Find the lines with "standalone" in them and copy them out.

Task material -
--------------------

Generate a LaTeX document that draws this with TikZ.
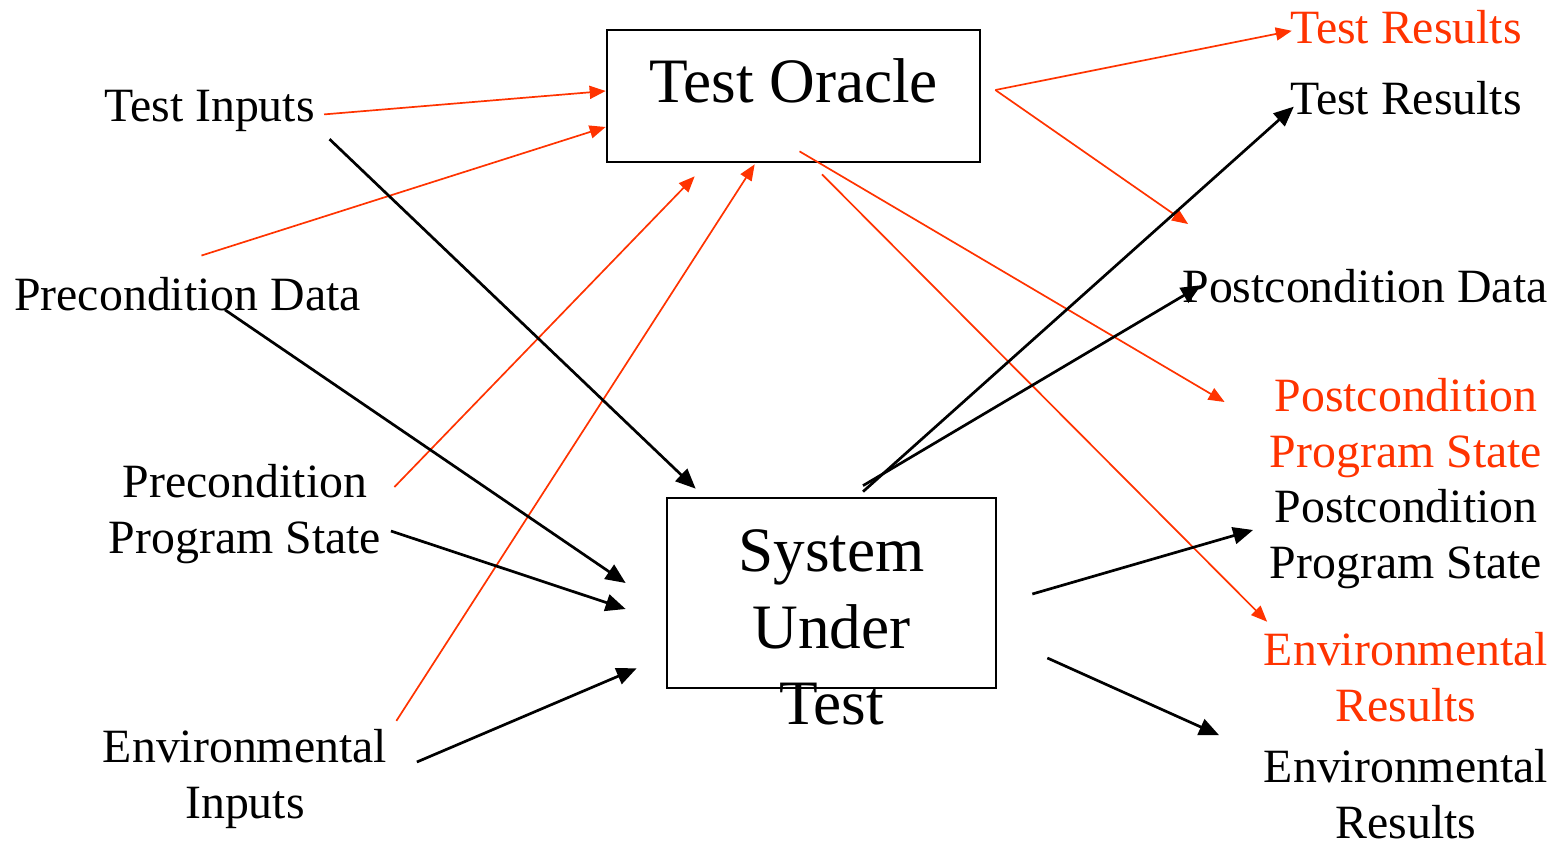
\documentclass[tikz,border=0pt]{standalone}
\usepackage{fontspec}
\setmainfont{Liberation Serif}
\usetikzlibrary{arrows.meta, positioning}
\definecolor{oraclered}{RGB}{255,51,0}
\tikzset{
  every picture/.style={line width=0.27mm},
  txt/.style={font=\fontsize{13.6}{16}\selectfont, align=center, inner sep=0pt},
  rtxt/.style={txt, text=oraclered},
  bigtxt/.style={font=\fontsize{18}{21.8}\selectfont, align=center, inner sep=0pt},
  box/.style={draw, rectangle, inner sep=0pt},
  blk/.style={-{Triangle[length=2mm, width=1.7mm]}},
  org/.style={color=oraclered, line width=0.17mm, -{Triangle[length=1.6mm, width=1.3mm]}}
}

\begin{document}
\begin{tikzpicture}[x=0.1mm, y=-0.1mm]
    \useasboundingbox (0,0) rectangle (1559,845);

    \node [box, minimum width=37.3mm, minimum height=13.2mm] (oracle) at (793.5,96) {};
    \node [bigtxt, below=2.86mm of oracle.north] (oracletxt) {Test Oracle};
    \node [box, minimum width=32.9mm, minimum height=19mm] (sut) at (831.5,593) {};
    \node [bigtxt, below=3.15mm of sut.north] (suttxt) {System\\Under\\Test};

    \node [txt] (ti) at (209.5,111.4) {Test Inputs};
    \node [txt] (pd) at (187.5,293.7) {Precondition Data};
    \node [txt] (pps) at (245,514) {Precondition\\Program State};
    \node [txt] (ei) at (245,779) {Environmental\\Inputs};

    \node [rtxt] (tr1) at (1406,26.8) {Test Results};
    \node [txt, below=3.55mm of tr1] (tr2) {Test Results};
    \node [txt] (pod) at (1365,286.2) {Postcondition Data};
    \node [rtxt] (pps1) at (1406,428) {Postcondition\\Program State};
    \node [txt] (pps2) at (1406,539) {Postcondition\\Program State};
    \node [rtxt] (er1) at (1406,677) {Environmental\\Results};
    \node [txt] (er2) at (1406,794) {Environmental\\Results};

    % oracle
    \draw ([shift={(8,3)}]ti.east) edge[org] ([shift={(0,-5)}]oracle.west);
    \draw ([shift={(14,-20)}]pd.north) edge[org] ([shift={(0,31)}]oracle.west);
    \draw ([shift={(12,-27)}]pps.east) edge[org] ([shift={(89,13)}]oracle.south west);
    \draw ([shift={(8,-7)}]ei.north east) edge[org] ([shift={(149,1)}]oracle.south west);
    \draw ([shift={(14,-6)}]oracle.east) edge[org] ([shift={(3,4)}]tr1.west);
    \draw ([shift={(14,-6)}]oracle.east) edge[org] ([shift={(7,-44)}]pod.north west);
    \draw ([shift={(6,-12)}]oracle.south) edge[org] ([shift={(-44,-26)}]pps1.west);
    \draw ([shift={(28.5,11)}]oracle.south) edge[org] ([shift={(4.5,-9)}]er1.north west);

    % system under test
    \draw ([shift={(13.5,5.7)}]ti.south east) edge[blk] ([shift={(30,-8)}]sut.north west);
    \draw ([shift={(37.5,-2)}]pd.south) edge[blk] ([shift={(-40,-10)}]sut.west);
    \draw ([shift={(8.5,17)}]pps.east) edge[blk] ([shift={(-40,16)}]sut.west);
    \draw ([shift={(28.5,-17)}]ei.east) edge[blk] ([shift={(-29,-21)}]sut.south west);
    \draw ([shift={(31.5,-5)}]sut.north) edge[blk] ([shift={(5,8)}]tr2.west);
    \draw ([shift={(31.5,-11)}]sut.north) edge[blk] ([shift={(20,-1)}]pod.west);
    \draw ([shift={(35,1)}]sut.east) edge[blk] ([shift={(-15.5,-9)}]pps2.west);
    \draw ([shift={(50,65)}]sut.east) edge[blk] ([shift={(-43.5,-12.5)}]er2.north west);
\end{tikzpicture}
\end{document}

--------------------

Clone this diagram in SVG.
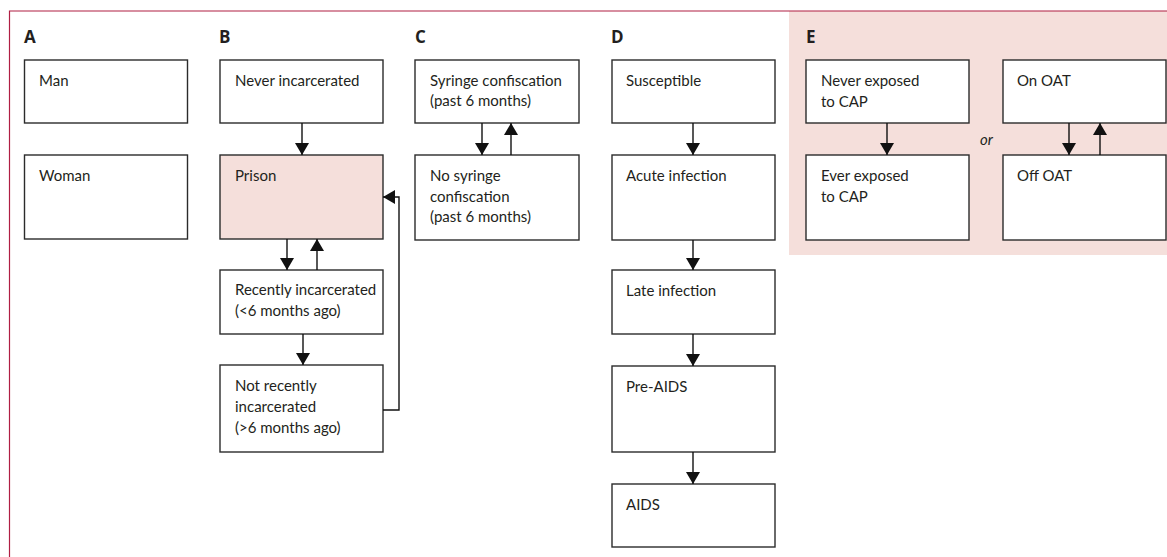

--------------------

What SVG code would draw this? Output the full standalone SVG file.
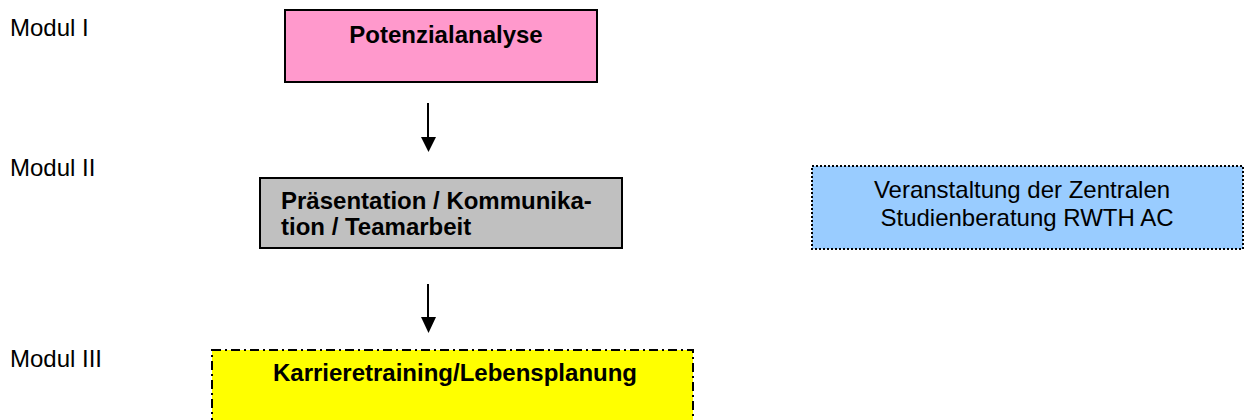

--------------------

Answer to the task -
\documentclass[tikz,border=0pt]{standalone}
What SVG code would draw this? Output the full standalone SVG file.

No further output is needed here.